The United States Agency for International Development (USAID) and the International Rescue Committee (IRC) jointly inaugurated the USAID-funded $165 million Pakistan Reading Project’s mobile bus library programme at a government secondary school Wednesday.

Assistant to the USAID Administrator Donald Larry Sampler and IRC President David Miliband were present at a simple ceremony held to inaugurate the Mobile Bus Library Programme.

This will bring age-appropriate reading materials to communities which do not have established libraries in order to help reintroduce and re-establish a national culture of reading in Pakistan, said a statement of the US embassy.
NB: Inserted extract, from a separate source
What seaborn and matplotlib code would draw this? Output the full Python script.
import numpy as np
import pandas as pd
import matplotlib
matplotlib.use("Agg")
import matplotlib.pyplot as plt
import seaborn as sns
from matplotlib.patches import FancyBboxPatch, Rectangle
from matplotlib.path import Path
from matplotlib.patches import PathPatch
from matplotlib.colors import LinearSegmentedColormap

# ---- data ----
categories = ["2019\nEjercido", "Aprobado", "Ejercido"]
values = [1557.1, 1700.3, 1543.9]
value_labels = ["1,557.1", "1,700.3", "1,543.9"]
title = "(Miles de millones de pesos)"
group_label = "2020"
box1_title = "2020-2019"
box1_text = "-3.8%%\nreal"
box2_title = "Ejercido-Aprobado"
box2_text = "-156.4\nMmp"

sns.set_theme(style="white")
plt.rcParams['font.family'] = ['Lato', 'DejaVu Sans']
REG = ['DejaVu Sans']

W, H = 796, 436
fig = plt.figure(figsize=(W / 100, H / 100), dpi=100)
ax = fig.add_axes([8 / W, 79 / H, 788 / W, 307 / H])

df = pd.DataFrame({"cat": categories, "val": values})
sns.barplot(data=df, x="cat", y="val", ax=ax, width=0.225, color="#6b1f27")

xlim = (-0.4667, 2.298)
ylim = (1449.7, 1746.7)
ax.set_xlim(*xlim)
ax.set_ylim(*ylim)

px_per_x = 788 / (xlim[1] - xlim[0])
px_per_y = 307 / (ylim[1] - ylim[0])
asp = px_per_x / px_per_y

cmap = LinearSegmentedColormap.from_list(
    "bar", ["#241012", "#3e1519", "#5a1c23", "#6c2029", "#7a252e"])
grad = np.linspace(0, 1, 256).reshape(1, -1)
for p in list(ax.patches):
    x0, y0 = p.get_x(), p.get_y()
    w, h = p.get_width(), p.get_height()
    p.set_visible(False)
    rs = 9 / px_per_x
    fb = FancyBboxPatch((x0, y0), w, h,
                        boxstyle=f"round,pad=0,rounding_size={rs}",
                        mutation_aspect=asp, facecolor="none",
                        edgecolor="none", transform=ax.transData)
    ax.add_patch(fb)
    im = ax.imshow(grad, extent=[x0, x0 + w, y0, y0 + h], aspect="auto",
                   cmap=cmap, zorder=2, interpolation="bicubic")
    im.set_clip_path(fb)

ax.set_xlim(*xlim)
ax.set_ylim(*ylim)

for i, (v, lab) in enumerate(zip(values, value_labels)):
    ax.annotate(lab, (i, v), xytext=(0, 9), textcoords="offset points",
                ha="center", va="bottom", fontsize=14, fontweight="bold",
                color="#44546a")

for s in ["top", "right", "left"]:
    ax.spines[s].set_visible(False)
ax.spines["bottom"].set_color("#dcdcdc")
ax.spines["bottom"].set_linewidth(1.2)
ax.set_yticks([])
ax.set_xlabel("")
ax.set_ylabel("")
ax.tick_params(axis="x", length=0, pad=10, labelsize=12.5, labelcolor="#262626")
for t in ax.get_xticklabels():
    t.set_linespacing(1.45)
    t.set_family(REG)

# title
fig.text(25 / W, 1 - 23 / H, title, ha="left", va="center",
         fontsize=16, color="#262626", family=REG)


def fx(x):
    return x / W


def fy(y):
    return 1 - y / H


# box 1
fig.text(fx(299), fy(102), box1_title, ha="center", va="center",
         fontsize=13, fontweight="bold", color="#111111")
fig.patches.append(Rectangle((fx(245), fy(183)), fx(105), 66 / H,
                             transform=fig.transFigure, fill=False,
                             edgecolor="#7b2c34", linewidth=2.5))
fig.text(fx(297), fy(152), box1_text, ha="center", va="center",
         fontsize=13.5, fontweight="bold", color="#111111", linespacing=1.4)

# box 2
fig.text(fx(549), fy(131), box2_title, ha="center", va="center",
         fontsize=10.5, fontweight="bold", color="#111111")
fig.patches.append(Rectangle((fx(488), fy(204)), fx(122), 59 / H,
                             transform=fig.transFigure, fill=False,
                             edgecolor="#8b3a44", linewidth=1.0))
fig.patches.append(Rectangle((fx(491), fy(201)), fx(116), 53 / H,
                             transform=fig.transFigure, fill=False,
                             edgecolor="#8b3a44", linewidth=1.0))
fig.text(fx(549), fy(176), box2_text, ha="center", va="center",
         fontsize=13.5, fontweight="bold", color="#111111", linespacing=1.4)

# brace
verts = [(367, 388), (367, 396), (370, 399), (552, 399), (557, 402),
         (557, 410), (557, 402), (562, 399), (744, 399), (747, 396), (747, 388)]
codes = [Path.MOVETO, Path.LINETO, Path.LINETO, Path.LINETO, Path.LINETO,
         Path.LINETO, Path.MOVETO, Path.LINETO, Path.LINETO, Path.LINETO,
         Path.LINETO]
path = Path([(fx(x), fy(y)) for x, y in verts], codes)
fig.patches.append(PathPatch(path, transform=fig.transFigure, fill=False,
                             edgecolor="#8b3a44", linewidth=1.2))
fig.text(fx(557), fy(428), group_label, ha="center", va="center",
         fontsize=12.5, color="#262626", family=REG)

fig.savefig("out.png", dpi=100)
“The Mobile Library Programme is just one element of the USAID-funded Pakistan Reading Project which will help Pakistani children to start their own journeys in the world of books. Through this partnership between USAID, our implementing partner – the IRC and the government of Pakistan, we are taking a multi-pronged approach to help increase literacy,” said Larry Sampler while speaking on the occasion.

The Pakistan Reading Project, implemented by the International Rescue Committee, will run a mobile bus library programme in Sindh and Islamabad Capital Territory (ICT) over the next two years and will bring reading materials directly to communities and help re-establish reading habits.
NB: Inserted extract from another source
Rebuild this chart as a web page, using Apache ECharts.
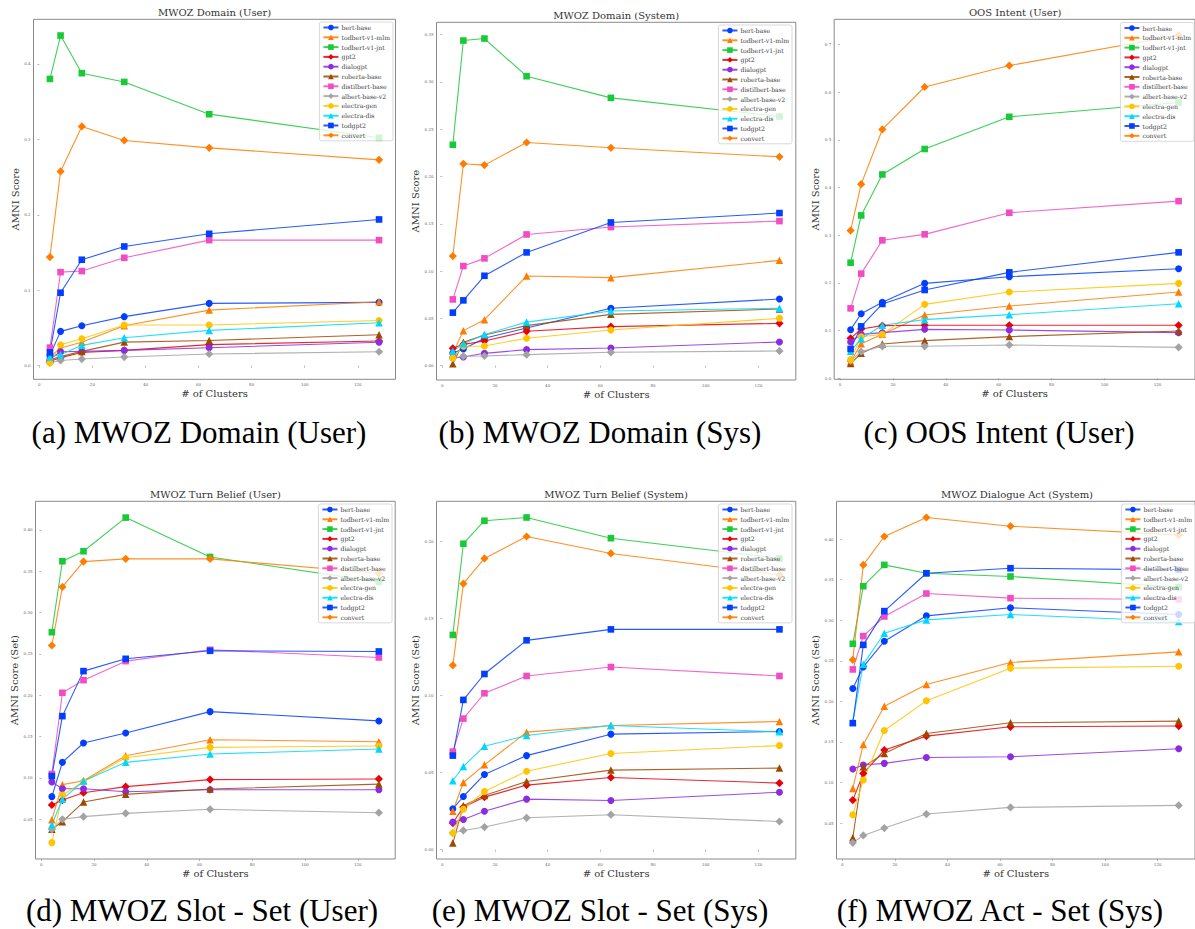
<!DOCTYPE html>
<html>
<head>
<meta charset="utf-8">
<script src="https://cdn.jsdelivr.net/npm/echarts@6/dist/echarts.min.js"></script>
<style>
html,body{margin:0;padding:0;background:#fff;}
#chart{width:1195px;height:929px;}
</style>
</head>
<body>
<div id="chart"></div>
<script>
// ---------- DATA ----------
const clusters = [4, 8, 16, 32, 64, 128];
const modelNames = ['bert-base','todbert-v1-mlm','todbert-v1-jnt','gpt2','dialogpt','roberta-base',
  'distilbert-base','albert-base-v2','electra-gen','electra-dis','todgpt2','convert'];
const xTickLabels = [0, 20, 40, 60, 80, 100, 120];

const panelTitles = ['MWOZ Domain (User)','MWOZ Domain (System)','OOS Intent (User)',
  'MWOZ Turn Belief (User)','MWOZ Turn Belief (System)','MWOZ Dialogue Act (System)'];
const panelCaptions = ['(a) MWOZ Domain (User)','(b) MWOZ Domain (Sys)','(c) OOS Intent (User)',
  '(d) MWOZ Slot - Set (User)','(e) MWOZ Slot - Set (Sys)','(f) MWOZ Act - Set (Sys)'];
const yAxisNames = ['AMNI Score','AMNI Score','AMNI Score','AMNI Score (Set)','AMNI Score (Set)','AMNI Score (Set)'];

const yTicksA = [0.0, 0.1, 0.2, 0.3, 0.4];
const yTicksB = [0.00, 0.05, 0.10, 0.15, 0.20, 0.25, 0.30, 0.35];
const yTicksC = [0.0, 0.1, 0.2, 0.3, 0.4, 0.5, 0.6, 0.7];
const yTicksD = [0.05, 0.10, 0.15, 0.20, 0.25, 0.30, 0.35, 0.40];
const yTicksE = [0.00, 0.05, 0.10, 0.15, 0.20];
const yTicksF = [0.05, 0.10, 0.15, 0.20, 0.25, 0.30, 0.35, 0.40];

// rows follow modelNames order; columns follow clusters
const domainUser = [
  [0.014, 0.0455, 0.053, 0.065, 0.0826, 0.0839],
  [0.012, 0.0234, 0.031, 0.053, 0.0737, 0.0848],
  [0.380, 0.4375, 0.3876, 0.376, 0.3333, 0.302],
  [0.006, 0.0106, 0.0175, 0.0203, 0.028, 0.0327],
  [0.009, 0.0185, 0.019, 0.0203, 0.0238, 0.031],
  [0.008, 0.012, 0.019, 0.0313, 0.0335, 0.041],
  [0.024, 0.124, 0.1254, 0.143, 0.1664, 0.1664],
  [0.004, 0.007, 0.0088, 0.0115, 0.0155, 0.0185],
  [0.0035, 0.0278, 0.0358, 0.054, 0.054, 0.060],
  [0.0115, 0.0146, 0.027, 0.037, 0.0468, 0.057],
  [0.0177, 0.0967, 0.1404, 0.158, 0.1748, 0.1938],
  [0.144, 0.2574, 0.317, 0.2985, 0.2887, 0.2728]
];
const domainSys = [
  [0.0134, 0.0176, 0.029, 0.0398, 0.0606, 0.0704],
  [0.0127, 0.037, 0.0486, 0.0947, 0.093, 0.1113],
  [0.2335, 0.3437, 0.3458, 0.306, 0.2831, 0.2634],
  [0.0183, 0.0225, 0.026, 0.0363, 0.0412, 0.0447],
  [0.008, 0.0092, 0.013, 0.0169, 0.0187, 0.025],
  [0.002, 0.0246, 0.0324, 0.0423, 0.0542, 0.0599],
  [0.070, 0.1053, 0.1134, 0.1387, 0.1465, 0.1528],
  [0.008, 0.0099, 0.0102, 0.0116, 0.0141, 0.0155],
  [0.008, 0.0204, 0.0208, 0.0289, 0.0377, 0.050],
  [0.0155, 0.023, 0.033, 0.046, 0.0577, 0.0606],
  [0.056, 0.069, 0.095, 0.1197, 0.1514, 0.1613],
  [0.1158, 0.2134, 0.212, 0.2359, 0.2303, 0.2208]
];
const oosIntent = [
  [0.1021, 0.1356, 0.1594, 0.1992, 0.2132, 0.230],
  [0.035, 0.0728, 0.0923, 0.1328, 0.1517, 0.181],
  [0.2425, 0.3417, 0.4276, 0.481, 0.5485, 0.5785],
  [0.084, 0.1035, 0.1105, 0.1112, 0.1112, 0.1112],
  [0.0763, 0.0923, 0.0958, 0.1028, 0.1014, 0.0958],
  [0.0309, 0.0525, 0.0721, 0.0791, 0.0875, 0.0993],
  [0.1468, 0.2196, 0.2895, 0.302, 0.3473, 0.3717],
  [0.0364, 0.056, 0.0672, 0.0672, 0.070, 0.065],
  [0.0393, 0.0874, 0.0923, 0.1552, 0.181, 0.1992],
  [0.0567, 0.0832, 0.1112, 0.1231, 0.1336, 0.1566],
  [0.0616, 0.109, 0.156, 0.1853, 0.2223, 0.2642],
  [0.310, 0.4073, 0.522, 0.611, 0.656, 0.7197]
];
const slotUser = [
  [0.0774, 0.1189, 0.1423, 0.1544, 0.1802, 0.169],
  [0.0496, 0.0919, 0.0967, 0.1269, 0.1463, 0.1438],
  [0.2763, 0.3621, 0.3742, 0.4149, 0.3673, 0.3371],
  [0.0673, 0.0733, 0.0822, 0.0895, 0.098, 0.0988],
  [0.0951, 0.087, 0.087, 0.0834, 0.0858, 0.0858],
  [0.0379, 0.0471, 0.0709, 0.0802, 0.0866, 0.0926],
  [0.1048, 0.203, 0.2183, 0.2413, 0.255, 0.2457],
  [0.0379, 0.050, 0.0532, 0.0572, 0.0621, 0.058],
  [0.0218, 0.0794, 0.0955, 0.1245, 0.137, 0.1386],
  [0.0435, 0.0742, 0.0963, 0.1189, 0.129, 0.135],
  [0.1023, 0.1748, 0.2292, 0.2441, 0.2538, 0.253],
  [0.2602, 0.3311, 0.3617, 0.365, 0.365, 0.3476]
];
const slotSys = [
  [0.0265, 0.0345, 0.0488, 0.061, 0.0749, 0.0766],
  [0.025, 0.0436, 0.055, 0.0762, 0.0805, 0.0831],
  [0.1392, 0.1983, 0.2132, 0.2153, 0.2019, 0.1888],
  [0.0173, 0.0276, 0.0341, 0.0419, 0.0468, 0.0432],
  [0.0179, 0.0196, 0.025, 0.0328, 0.0319, 0.0373],
  [0.0043, 0.0285, 0.0352, 0.0442, 0.0516, 0.0529],
  [0.0636, 0.085, 0.1014, 0.1126, 0.1184, 0.1126],
  [0.0108, 0.0125, 0.0147, 0.0207, 0.0227, 0.0183],
  [0.0108, 0.0263, 0.0378, 0.0509, 0.0624, 0.0675],
  [0.0447, 0.054, 0.0671, 0.074, 0.0805, 0.0764],
  [0.061, 0.0971, 0.1139, 0.1357, 0.1428, 0.1428],
  [0.1195, 0.1724, 0.1888, 0.203, 0.192, 0.1782]
];
const actSys = [
  [0.216, 0.2426, 0.2742, 0.3055, 0.3154, 0.3072],
  [0.0927, 0.1469, 0.1941, 0.2208, 0.248, 0.2611],
  [0.271, 0.342, 0.3683, 0.358, 0.354, 0.3408],
  [0.0783, 0.1112, 0.140, 0.1572, 0.1687, 0.1696],
  [0.1166, 0.1215, 0.1236, 0.1309, 0.1318, 0.1417],
  [0.0319, 0.1194, 0.1358, 0.1605, 0.1736, 0.1757],
  [0.2394, 0.2805, 0.3047, 0.333, 0.3273, 0.3256],
  [0.0257, 0.0348, 0.0438, 0.0611, 0.0693, 0.0718],
  [0.0603, 0.103, 0.1642, 0.2007, 0.241, 0.2434],
  [0.175, 0.2459, 0.2841, 0.3005, 0.3072, 0.2986],
  [0.1732, 0.2697, 0.3113, 0.358, 0.3642, 0.3622],
  [0.2512, 0.3683, 0.4033, 0.4267, 0.416, 0.4053]
];

// ---------- STYLE / LAYOUT ----------
const colors = ['#023eff','#ff7c00','#1ac938','#e8000b','#8b2be2','#9f4800',
  '#f14cc1','#a3a3a3','#ffc400','#00d7ff','#023eff','#ff7c00'];
const symbols = ['circle','triangle','rect','diamond','circle','triangle','rect','diamond','circle','triangle','rect','diamond'];
const symSize = {circle: 7, triangle: 7.5, rect: 6.6, diamond: 8.2};

const panelValues = [domainUser, domainSys, oosIntent, slotUser, slotSys, actSys];
const panelYTicks = [yTicksA, yTicksB, yTicksC, yTicksD, yTicksE, yTicksF];
const panelDecimals = [1, 2, 1, 2, 2, 2];
const panelYRange = [[-0.018, 0.459], [-0.0152, 0.363], [-0.002, 0.753], [0.002, 0.4346], [-0.006, 0.2258], [0.0057, 0.4467]];
const grids = [
  {left: 33.5, top: 19.3, width: 362, height: 360},
  {left: 436.5, top: 22.3, width: 359.3, height: 357.7},
  {left: 834.2, top: 19.3, width: 361.8, height: 360},
  {left: 35.5, top: 501.3, width: 359.7, height: 357.7},
  {left: 436.5, top: 501.3, width: 359.3, height: 357.7},
  {left: 836.5, top: 501.3, width: 361, height: 357.7}
];
const legendPos = [
  {right: 802, top: 22}, {right: 403, top: 25}, {right: 1, top: 22.5},
  {right: 803, top: 504}, {right: 403, top: 504}, {right: 0, top: 504}
];
const yNameGap = [12, 14, 12, 13, 14, 13];
const captionPos = [[199, 432], [600, 432], [999, 432], [202, 910], [600, 910], [1000, 910]];

const serif = 'DejaVu Serif';
const times = "'Liberation Serif', 'Times New Roman', Times, serif";
const chart = echarts.init(document.getElementById('chart'), null, {renderer: 'svg'});

const option = {
  animation: false,
  backgroundColor: '#ffffff',
  grid: [], xAxis: [], yAxis: [], series: [], legend: [], graphic: []
};

panelValues.forEach((vals, pi) => {
  const g = grids[pi];
  option.grid.push({left: g.left, top: g.top, width: g.width, height: g.height,
    show: true, borderColor: '#8a8a8a', borderWidth: 1, backgroundColor: 'transparent', containLabel: false});
  option.xAxis.push({
    type: 'value', gridIndex: pi, min: -2.2, max: 134.2,
    name: '# of Clusters', nameLocation: 'middle', nameGap: 9,
    nameTextStyle: {fontFamily: serif, fontSize: 10, color: '#333'},
    axisLine: {show: false},
    axisTick: {show: true, length: 2, customValues: xTickLabels, lineStyle: {color: '#8a8a8a', width: 0.6}},
    axisLabel: {customValues: xTickLabels, fontSize: 4, color: '#666', margin: 3, fontFamily: serif},
    splitLine: {show: false}
  });
  const yt = panelYTicks[pi], dec = panelDecimals[pi];
  option.yAxis.push({
    type: 'value', gridIndex: pi, min: panelYRange[pi][0], max: panelYRange[pi][1],
    name: yAxisNames[pi], nameLocation: 'middle', nameGap: yNameGap[pi],
    nameTextStyle: {fontFamily: serif, fontSize: 10, color: '#333'},
    axisLine: {show: false},
    axisTick: {show: true, length: 2, customValues: yt, lineStyle: {color: '#8a8a8a', width: 0.6}},
    axisLabel: {customValues: yt, fontSize: 4, color: '#666', margin: 3, fontFamily: serif,
      formatter: v => Number(v).toFixed(dec)},
    splitLine: {show: false}
  });
  vals.forEach((row, si) => {
    const sym = symbols[si];
    option.series.push({
      type: 'line', name: modelNames[si], xAxisIndex: pi, yAxisIndex: pi,
      data: clusters.map((c, i) => [c, row[i]]),
      symbol: sym, symbolSize: symSize[sym], showSymbol: true,
      itemStyle: {color: colors[si], opacity: 1},
      lineStyle: {color: colors[si], width: 1.1, opacity: 0.85},
      emphasis: {disabled: true}
    });
  });
  option.legend.push(Object.assign({
    orient: 'vertical', data: modelNames.slice(),
    itemWidth: 15, itemHeight: 7, itemGap: 2.8,
    padding: [2, 3, 2, 3],
    backgroundColor: 'rgba(255,255,255,0.8)', borderColor: '#d0d0d0', borderWidth: 0.8, borderRadius: 2,
    textStyle: {fontFamily: serif, fontSize: 6.2, lineHeight: 7, color: '#444', padding: [0, 0, 0, -2]},
    selectedMode: false
  }, legendPos[pi]));
  option.graphic.push({
    type: 'text', x: g.left + g.width / 2, y: g.top - 6.5, silent: true,
    style: {text: panelTitles[pi], fontFamily: serif, fontSize: 10, fill: '#333', align: 'center', verticalAlign: 'middle'}
  });
  option.graphic.push({
    type: 'text', x: captionPos[pi][0], y: captionPos[pi][1], silent: true,
    style: {text: panelCaptions[pi], fontFamily: times, fontSize: 31, fill: '#000', align: 'center', verticalAlign: 'middle'}
  });
});

chart.setOption(option);
</script>
</body>
</html>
Trained librarians onboard each bus will conduct story-telling sessions in each community they visit. They will also issue books for schoolchildren to take home to read.

Miliband said, “The USAID funded Pakistan Reading Project being implemented by IRC is helping to improve reading skills of children across Pakistan. The mobile bus library is another step towards promoting a reading culture in Pakistan.”

Later in the day, USAID Mission Director Gregory Gottlieb and Minister of State for Federal Education and Professional Development Muhammad Baligh ur Rehman also signed a memorandum of understanding (MoU) to continue working towards improvement in the quality of education by helping to build the skills of teachers throughout Pakistan.

At the signing, Muhammad Balighur Rehman thanked the US government for their continued support to raising standards in Pakistani education, it said.

The USAID-funded project is supporting Pakistan’s provincial and regional departments of education to improve the reading skills of children. It is one part of a comprehensive education programme that the United States implements in Pakistan in partnership with the Government of Pakistan, it said.

MILIBAND LAUDS NATIONAL CURRICULUM:

During his meeting with Minister of State for Federal Education and Professional Training Balighur Rehman on Wednesday, Miliband appreciated the national curriculum evolved by the present government as a great achievement of the government.

Miliband said education is very important for the future of Pakistan and the government’s commitment to meet its Millennium Development Goals is encouraging.

Balighur Rehman apprised him about the educational achievements of present government. He said that all the provincial governments are increasing the annual allocations for education. He reaffirmed the federal government’s stance that it will raise the current two percent of GDP allocations for education up to four percent.

The minister said quality and free access to education are the major challenges the government is currently confronting.